**TASK PROMPT**
Everything from the first line of the data below through the line that contains "const HEIGHT = 600;" should be written out exactly, please, and nothing more; the pictures stay out.

**DATA PROVIDED**
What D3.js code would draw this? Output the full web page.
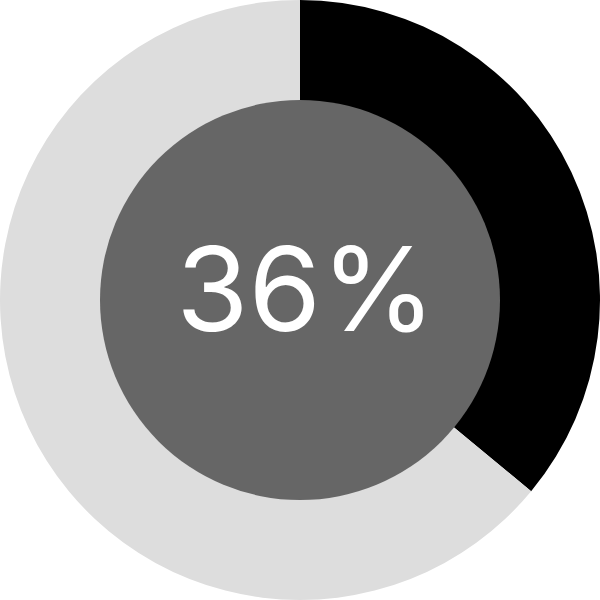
<!DOCTYPE html>
<html>
<head>
<meta charset="utf-8">
<script src="https://cdn.jsdelivr.net/npm/d3@7"></script>
<style>
  body { margin: 0; background: #fff; }
</style>
</head>
<body>
<div class="canvas"></div>
<script>
const WIDTH = 600;
const HEIGHT = 600;

// data
const labels = ['done', 'rest'];
const values = [36, 64];
const centerLabel = '36%';

// colors
const colors = ['#000000', '#dddddd'];
const holeColor = '#666666';

const radius = Math.min(WIDTH, HEIGHT) / 2;
const innerRadius = radius * 2 / 3;

const svg = d3.select('.canvas')
  .append('svg')
    .attr('width', WIDTH)
    .attr('height', HEIGHT);

const graph = svg.append('g')
  .attr('transform', `translate(${WIDTH / 2}, ${HEIGHT / 2})`);

const pie = d3.pie()
  .sort(null)
  .value(d => d);

const arc = d3.arc()
  .innerRadius(0)
  .outerRadius(radius);

const color = d3.scaleOrdinal()
  .domain(labels)
  .range(colors);

graph.selectAll('path')
  .data(pie(values))
  .enter().append('path')
    .attr('d', arc)
    .attr('fill', (d, i) => color(labels[i]));

// center hole
graph.append('circle')
  .attr('r', innerRadius)
  .attr('fill', holeColor);

graph.append('text')
  .attr('x', 6)
  .attr('y', 31)
  .attr('text-anchor', 'middle')
  .attr('fill', '#fff')
  .style('font-family', 'Inter, sans-serif')
  .style('font-size', '117px')
  .text(centerLabel);
</script>
</body>
</html>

**SOLUTION TO THE EXERCISE**
What D3.js code would draw this? Output the full web page.
<!DOCTYPE html>
<html>
<head>
<meta charset="utf-8">
<script src="https://cdn.jsdelivr.net/npm/d3@7"></script>
<style>
  body { margin: 0; background: #fff; }
</style>
</head>
<body>
<div class="canvas"></div>
<script>
const WIDTH = 600;
const HEIGHT = 600;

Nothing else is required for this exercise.